— Послушай… знаешь, сколько терпения у меня осталось? Во-от столько, — показываю миллиметр между большим и указательным пальцем.
— А мне что с этого, Максим? — упрямая, зараза. Поднимает подбородок, смотрит на меня свысока, хотя достает мне до плеча. — Что мне до твоего терпения? Уходи отсюда и терпи где-нибудь в другом месте.
— Ты сына своего как сюда привозить собралась? Тут иней разве что на подоконнике не лежит.
— За время, пока он в больнице, отопление, возможно, дадут.
— А если нет? — закипаю, терпения правда не остается.
Ульяна отходит от меня и идет в сторону кухни, резко оборачивается.
— Тебя не должно волновать, как мы будем тут жить, Максим.
— Уверена?
— Да! — выкрикивает.
— Кто отец Леши, Ульяна?
Дергается. Испуганно смотрит на меня, а потом опускает взгляд. Грудная клетка вздымается от быстрого дыхания.

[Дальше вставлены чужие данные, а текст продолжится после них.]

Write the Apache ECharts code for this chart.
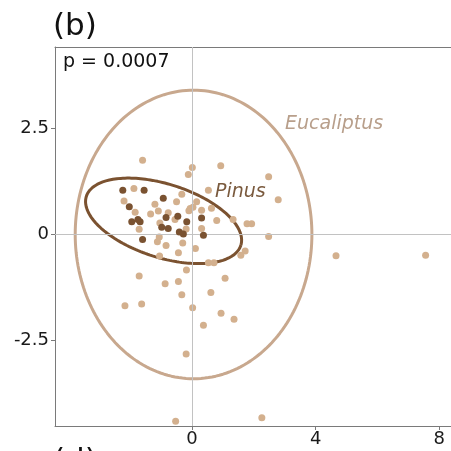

Я не хотел вот так. Напролом. Думал спокойно обо всем поговорить, когда ей станет лучше. Не сдержался.
— Кто, Ульяна? — надвигаюсь на нее.
— Почему ты спрашиваешь? — я не узнаю ее голос.
Подавленный, дрожащий, еле слышный.
— Я видел свидетельство о рождении Лешки.
Она с силой зажмуривается и выдыхает. На меня не смотрит, а я, наоборот, заглядываю ей в лицо.
— Уль… у меня только один вопрос: за что ты так?
Секунда, и она распахивает глаза. Тут больше нет страха, только огонь зла и боли.
— За что я так? — выплевывает мне в лицо. — Ты хотел спросить, за что я так с тобой?
— Почему не сказала?
— Это я-то не сказала? — хмыкает со злостью. — Я как раз-таки тебе сказала, Максим. А вот ты помнишь, что ответил мне? Ах да, конечно, ты помнишь только то, что хочешь. То, что выгодно тебе. Какая чудесная избирательная память. Но я-то ничего не забыла, я напомню тебе каждое твое слово.
Она сжимает кулаки, того и гляди набросится на меня.
— Ты не поверил мне, когда сказала, что я беременна, Максим! Сказал, что это ничего не меняет. Представляешь? Во мне рос твой ребенок, а для тебя это не значило совершенно ничего. Ты мне не поверил, даже не попытался разобраться! Просто сказал, что я тебе не нужна.
Я немею от услышанного, а по лицу Ульяны бегут дорожки слез, губы кривятся в болезненной улыбке.
— А теперь ты стоишь тут и спрашиваешь, за что я так с тобой? А не пошел бы ты, Никонов?
Все-таки толкает меня.
Я прокручиваю в голове наш разговор.
— Я плохо соображал тогда, Ульяна. Практически не спал. Со всех сторон на меня давили…
— Ох, бедненький! — хлопает руками по бедрам. — А рассказать тебе, как я жила-поживала? Как блевала дальше, чем видела, три месяца? Как похудела до неузнаваемости! Как в больницах лежала на сохранении. Как диплом с пузом защищала? А потом на шее у отца сидела, потому что надо было что-то есть, а с маленьким Лешкой я не могла выйти на работу.